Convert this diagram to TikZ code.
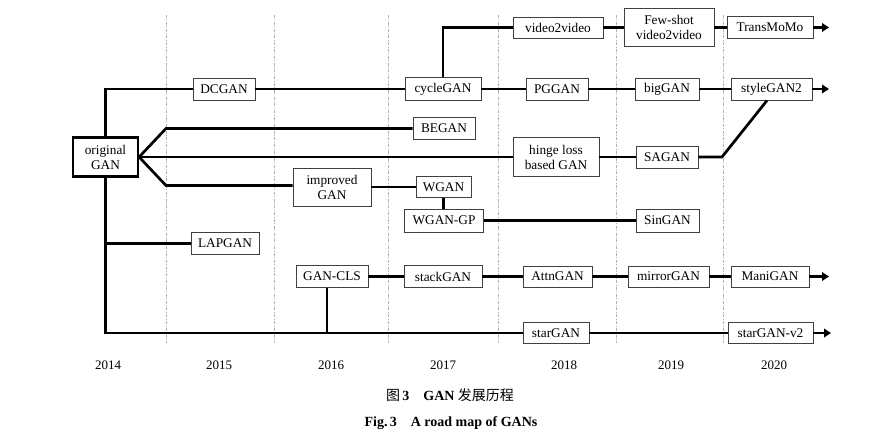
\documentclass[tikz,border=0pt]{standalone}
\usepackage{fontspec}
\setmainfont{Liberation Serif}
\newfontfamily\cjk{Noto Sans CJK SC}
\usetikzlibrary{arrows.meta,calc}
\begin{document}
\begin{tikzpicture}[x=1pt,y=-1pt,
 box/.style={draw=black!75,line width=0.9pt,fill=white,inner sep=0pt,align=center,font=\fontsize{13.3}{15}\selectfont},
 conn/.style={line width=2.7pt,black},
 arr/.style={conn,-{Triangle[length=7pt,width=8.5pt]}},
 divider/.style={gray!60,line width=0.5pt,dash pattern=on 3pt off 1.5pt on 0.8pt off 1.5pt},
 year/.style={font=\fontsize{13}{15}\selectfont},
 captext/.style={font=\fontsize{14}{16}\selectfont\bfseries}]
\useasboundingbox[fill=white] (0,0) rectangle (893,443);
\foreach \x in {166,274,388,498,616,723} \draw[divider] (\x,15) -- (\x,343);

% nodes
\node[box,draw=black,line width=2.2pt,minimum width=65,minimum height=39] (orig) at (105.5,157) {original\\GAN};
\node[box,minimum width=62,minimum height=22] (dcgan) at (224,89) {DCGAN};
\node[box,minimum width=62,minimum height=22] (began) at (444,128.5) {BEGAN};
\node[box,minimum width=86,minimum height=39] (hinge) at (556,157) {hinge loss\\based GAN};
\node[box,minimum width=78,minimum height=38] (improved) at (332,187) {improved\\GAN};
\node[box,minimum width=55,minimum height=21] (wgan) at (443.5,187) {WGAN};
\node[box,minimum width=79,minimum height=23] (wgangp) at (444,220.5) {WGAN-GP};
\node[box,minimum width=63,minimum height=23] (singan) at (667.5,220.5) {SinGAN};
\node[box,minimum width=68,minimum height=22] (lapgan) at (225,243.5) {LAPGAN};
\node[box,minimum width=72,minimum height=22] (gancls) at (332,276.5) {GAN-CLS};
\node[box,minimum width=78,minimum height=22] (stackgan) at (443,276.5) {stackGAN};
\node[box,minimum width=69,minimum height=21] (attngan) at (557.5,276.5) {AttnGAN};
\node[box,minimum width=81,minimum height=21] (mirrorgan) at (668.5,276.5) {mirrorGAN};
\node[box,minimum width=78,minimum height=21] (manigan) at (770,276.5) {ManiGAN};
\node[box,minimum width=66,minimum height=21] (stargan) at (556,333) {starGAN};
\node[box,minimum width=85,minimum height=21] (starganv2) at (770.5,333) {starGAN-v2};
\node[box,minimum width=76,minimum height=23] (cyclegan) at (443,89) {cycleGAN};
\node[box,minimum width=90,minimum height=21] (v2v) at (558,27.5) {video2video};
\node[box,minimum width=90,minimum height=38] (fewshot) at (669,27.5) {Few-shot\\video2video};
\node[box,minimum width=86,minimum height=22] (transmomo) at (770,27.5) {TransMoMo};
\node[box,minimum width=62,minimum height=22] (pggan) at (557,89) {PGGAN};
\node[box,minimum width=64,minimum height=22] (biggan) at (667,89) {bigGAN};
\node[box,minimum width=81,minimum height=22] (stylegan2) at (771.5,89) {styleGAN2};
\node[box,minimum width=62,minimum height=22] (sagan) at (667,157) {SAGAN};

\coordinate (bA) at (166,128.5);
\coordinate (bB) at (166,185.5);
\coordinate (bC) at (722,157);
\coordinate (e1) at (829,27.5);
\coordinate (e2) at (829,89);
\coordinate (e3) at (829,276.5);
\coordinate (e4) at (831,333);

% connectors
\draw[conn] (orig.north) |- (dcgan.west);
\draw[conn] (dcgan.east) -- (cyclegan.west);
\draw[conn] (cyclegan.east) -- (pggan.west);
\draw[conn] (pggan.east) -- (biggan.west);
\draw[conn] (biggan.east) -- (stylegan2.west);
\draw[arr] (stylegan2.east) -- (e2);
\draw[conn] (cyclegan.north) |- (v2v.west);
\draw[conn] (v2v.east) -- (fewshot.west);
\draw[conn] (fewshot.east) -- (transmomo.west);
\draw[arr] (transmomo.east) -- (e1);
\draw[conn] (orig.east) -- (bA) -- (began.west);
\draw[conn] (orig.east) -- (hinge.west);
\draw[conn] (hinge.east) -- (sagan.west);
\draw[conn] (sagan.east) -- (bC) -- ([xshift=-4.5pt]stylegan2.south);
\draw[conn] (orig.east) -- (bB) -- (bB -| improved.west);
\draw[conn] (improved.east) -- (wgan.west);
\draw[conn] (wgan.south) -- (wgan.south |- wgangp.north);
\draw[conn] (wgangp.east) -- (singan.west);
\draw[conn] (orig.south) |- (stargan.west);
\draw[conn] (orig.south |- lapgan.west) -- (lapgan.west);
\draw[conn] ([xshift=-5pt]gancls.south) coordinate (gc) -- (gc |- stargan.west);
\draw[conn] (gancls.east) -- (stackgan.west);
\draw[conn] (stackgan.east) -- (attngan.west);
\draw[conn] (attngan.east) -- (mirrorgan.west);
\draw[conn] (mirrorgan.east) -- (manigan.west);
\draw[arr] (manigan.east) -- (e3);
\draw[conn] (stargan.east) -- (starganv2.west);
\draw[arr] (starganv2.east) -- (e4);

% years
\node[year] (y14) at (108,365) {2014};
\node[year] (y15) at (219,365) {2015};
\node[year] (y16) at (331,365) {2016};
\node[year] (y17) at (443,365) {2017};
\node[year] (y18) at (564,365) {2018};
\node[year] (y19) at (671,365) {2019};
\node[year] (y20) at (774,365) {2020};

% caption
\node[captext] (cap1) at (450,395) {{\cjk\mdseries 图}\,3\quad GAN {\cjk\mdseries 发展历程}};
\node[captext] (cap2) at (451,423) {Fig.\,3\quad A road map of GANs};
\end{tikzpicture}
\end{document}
▬▬▬
Go from the first line of the data above to the line containing "(\x,15) -- (\x,343);" and retype exactly those lines, both included, but none of the pictures.

▶ _FULL OUTPUT_:
Convert this diagram to TikZ code.
\documentclass[tikz,border=0pt]{standalone}
\usepackage{fontspec}
\setmainfont{Liberation Serif}
\newfontfamily\cjk{Noto Sans CJK SC}
\usetikzlibrary{arrows.meta,calc}
\begin{document}
\begin{tikzpicture}[x=1pt,y=-1pt,
 box/.style={draw=black!75,line width=0.9pt,fill=white,inner sep=0pt,align=center,font=\fontsize{13.3}{15}\selectfont},
 conn/.style={line width=2.7pt,black},
 arr/.style={conn,-{Triangle[length=7pt,width=8.5pt]}},
 divider/.style={gray!60,line width=0.5pt,dash pattern=on 3pt off 1.5pt on 0.8pt off 1.5pt},
 year/.style={font=\fontsize{13}{15}\selectfont},
 captext/.style={font=\fontsize{14}{16}\selectfont\bfseries}]
\useasboundingbox[fill=white] (0,0) rectangle (893,443);
\foreach \x in {166,274,388,498,616,723} \draw[divider] (\x,15) -- (\x,343);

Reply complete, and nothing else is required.